A patient safety study estimates that more than 400,000 American deaths are associated with preventable harm done to patients in hospital settings.
According to the Journal of Patient Safety study, preventable adverse events (PAE’s) contributing to deaths from care in hospitals cause one-sixth of all deaths that occur in the United States each year.
The study’s author, John T. James, PhD, is the founder of Patient Safety America, which provides newsletters on patient safety and advances in medical technology and care that may affect patient safety. The site is dedicated to his 19-year-old son who died by the medical errors of his treating cardiologist in 2002.
The Evidence-based study is based on a compilation of four other studies utilizing the Global Trigger Tool (GTT) in order to assess patient adverse events leading to healthcare harm. The GTT is a standardized method of identifying and measuring adverse event triggers or “clues” documented in former patient records, leading to possible adverse events, according to the Institute for Healthcare Improvement (IHI), who developed the GTT.

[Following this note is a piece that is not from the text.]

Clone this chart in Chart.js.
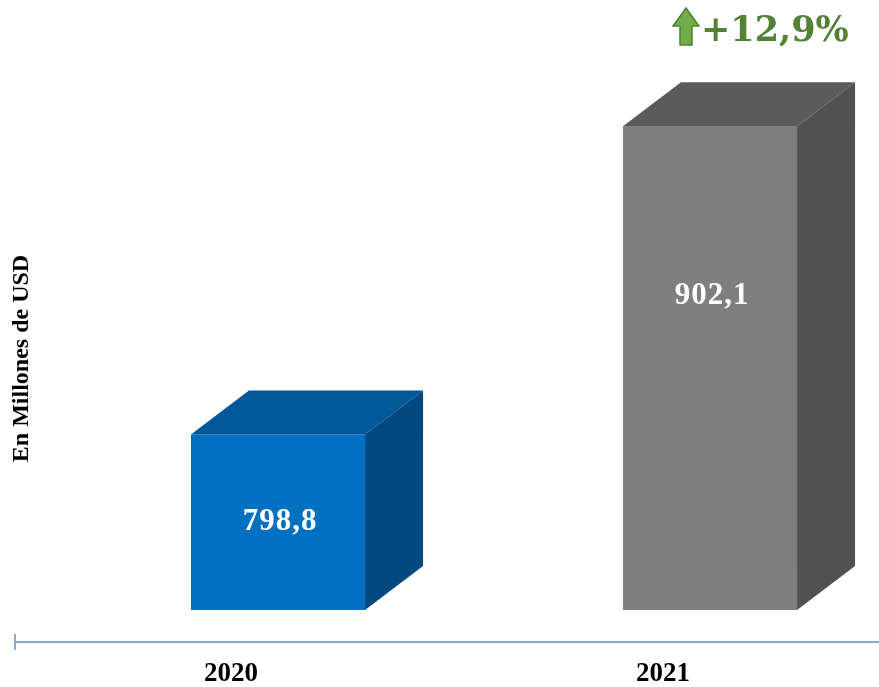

Interestingly, the study referenced another source that found that patients reported 3 times as many preventable adverse events than were indicated in their medical records. The study also found that more errors were identified by direct observation rather than by the inspection of medical records. The study also noted a national survey that found that physicians often refuse to report serious adverse events, with cardiologist being the highest of the non-reporting groups.
The Office of Inspector General reported that 86 percent of patient harm events were not reported by hospital staff as they either did not perceive the event as reportable, or did not report an event that was commonly reported, in its 2012 report Hospital Incident Reporting Systems Do Not Capture Most Patient Harm.